We have a pretty strange situation which I'm having trouble understanding.
In our vCF 3.9.0 SDDC in the Edge cluster (4 x ESXi 6.7 hosts) we have 4 NSX-T 2.5.0 VM edge nodes. Each pair is part of a different BGP VRF and are successfully peered with our network fabric. The symptoms described below do not affect the BGP relationships with our fabric. Egde node controller and manager connectivity is also unaffected. Each edge node pair has a single T0 and T1. All Edge nodes were deployed through NSX-T admin interface but eth0 was changed to a segment following deployment as deploying through the UI doesn't allow you to select a nvds segment during deployment. All ESXi host transport nodes are dual nic with NVDS networking ONLY.

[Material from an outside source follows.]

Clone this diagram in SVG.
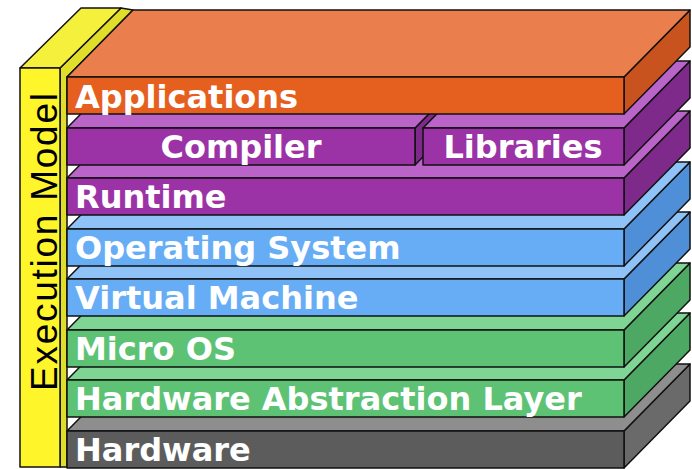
<svg xmlns="http://www.w3.org/2000/svg" width="692" height="469" viewBox="0 0 692 469">
<style>
.s{stroke:#111;stroke-width:1.5;stroke-linejoin:round}
.lbl{font-family:"DejaVu Sans",Verdana,sans-serif;font-weight:bold;font-size:32px;fill:#fff}
.or .f{fill:#E5601F}.or .t{fill:#EA7E4C}.or .d{fill:#C9531F}
.pu .f{fill:#9B33A6}.pu .t{fill:#BA63C8}.pu .d{fill:#7E2A8B}
.bl .f{fill:#66ADF5}.bl .t{fill:#8FC3F8}.bl .d{fill:#4F8FD8}
.gr .f{fill:#5EC275}.gr .t{fill:#7ED594}.gr .d{fill:#4DA864}
.gy .f{fill:#5C5C5C}.gy .t{fill:#8E8E8E}.gy .d{fill:#6A6A6A}
</style>
<rect width="692" height="469" fill="#fff"/>
<g id="execution-model">
<polygon class="s" points="60,68 121,8 133,10 67,77 67,467 60,467" fill="#E0DE2A"/>
<polygon class="s" points="20,68 60,68 121,8 81,8" fill="#F4F03C"/>
<rect class="s" x="20" y="68" width="40" height="399" fill="#FFF52B"/>
<text transform="translate(57,391) rotate(-90)" font-family="Liberation Sans,Arial,sans-serif" font-size="37" fill="#000" textLength="298" lengthAdjust="spacing">Execution Model</text>
</g>
<g id="hardware" class="gy">
<polygon class="s d" points="624,431 690,364 690,401 624,468"/>
<polygon class="s t" points="67,431 624,431 690,364 133,364"/>
<rect class="s f" x="67" y="431" width="557" height="37"/>
<text class="lbl" x="75" y="461">Hardware</text>
</g>
<g id="hal" class="gr">
<polygon class="s d" points="624,380 690,313 690,350 624,417"/>
<polygon class="s t" points="67,380 624,380 690,313 133,313"/>
<rect class="s f" x="67" y="380" width="557" height="37"/>
<text class="lbl" x="75" y="410">Hardware Abstraction Layer</text>
</g>
<g id="micro-os" class="gr">
<polygon class="s d" points="624,330 690,263 690,300 624,367"/>
<polygon class="s t" points="67,330 624,330 690,263 133,263"/>
<rect class="s f" x="67" y="330" width="557" height="37"/>
<text class="lbl" x="75" y="360">Micro OS</text>
</g>
<g id="virtual-machine" class="bl">
<polygon class="s d" points="624,279 690,212 690,249 624,316"/>
<polygon class="s t" points="67,279 624,279 690,212 133,212"/>
<rect class="s f" x="67" y="279" width="557" height="37"/>
<text class="lbl" x="75" y="309">Virtual Machine</text>
</g>
<g id="operating-system" class="bl">
<polygon class="s d" points="624,229 690,162 690,199 624,266"/>
<polygon class="s t" points="67,229 624,229 690,162 133,162"/>
<rect class="s f" x="67" y="229" width="557" height="37"/>
<text class="lbl" x="75" y="259">Operating System</text>
</g>
<g id="runtime" class="pu">
<polygon class="s d" points="624,178 690,111 690,148 624,215"/>
<polygon class="s t" points="67,178 624,178 690,111 133,111"/>
<rect class="s f" x="67" y="178" width="557" height="37"/>
<text class="lbl" x="75" y="208">Runtime</text>
</g>
<g id="compiler" class="pu">
<polygon class="s d" points="415,128 481,61 481,98 415,165"/>
<polygon class="s t" points="67,128 415,128 481,61 133,61"/>
<rect class="s f" x="67" y="128" width="348" height="37"/>
<text class="lbl" x="241" y="158" text-anchor="middle">Compiler</text>
</g>
<g id="libraries" class="pu">
<polygon class="s d" points="624,128 690,61 690,98 624,165"/>
<polygon class="s t" points="423,128 624,128 690,61 489,61"/>
<rect class="s f" x="423" y="128" width="201" height="37"/>
<text class="lbl" x="523" y="158" text-anchor="middle">Libraries</text>
</g>
<g id="applications" class="or">
<polygon class="s d" points="624,77 690,10 690,47 624,114"/>
<polygon class="s t" points="67,77 624,77 690,10 133,10"/>
<rect class="s f" x="67" y="77" width="557" height="37"/>
<text class="lbl" x="75" y="108">Applications</text>
</g>
<g id="connectors"/>
</svg>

We have L2 bridging configured to allow us to migrate across systems on a couple of legacy VLANs in another DC. This is working fine and connectivity across the bridge works as expected for all guests except when those guests are located on the ESXi host on which the second edge node in our second pair of edges exists. For whatever reason this ESXi instance won't allow guests placed on it to get across to the bridge. Symptoms of the problem are a lack of arp cache entries on the guest for the default gateway which exists across in the other datacentre. Adding a manual arp entry on these guests does not help. When checking the logical switch arp table on the host being affected the mac entries end up as ff:ff:ff:ff:ff:ff. When shutting down the edge on that particular host the bridge traffic for guests on that host immediately come good but the bridge traffic for all VMs on the other esxi host transport node on which the other edge node is located, stops working. If you shutdown that edge node the exact opposite behavior occurs again!
All bridge segments are not connected to any T0 or T1 constructs as the route point is across in the other datacentre. All bridge segments are using mac-bridge-profile for mac discovery.
I wonder if we've hit some kind of a bug with 2.5.0 but the upgrade path for vCF 3.9.0 to 4.10 is a long and painful one.
Appreciate if anyone has seen this or might understand what we've missed.
May need to open a case with VMware and troubleshoot what's happening under the hood.
But would it be possible for you to deploy a new set of Edge dedicated for Bridging?
I have a customer on VCF and bridging works using dedicated Edge and a dedicated transport zone for the Edge
However, we had a bug when we make a change to the bridging, it got stuck/config corrupted - fix was to remove bridging profile and create a new one which causes downtime
Thanks Bayu, certainly that could be an option. Currently I'm looking to get our VCF 3.9.0 upgraded to VCF 3.10 which will then give us NSXT2.5.1 which I am hoping could resolve this and a number of other issues we are seeing. The bridging is also temporary (it always is!) but once we get rid of that it won't be a worry either.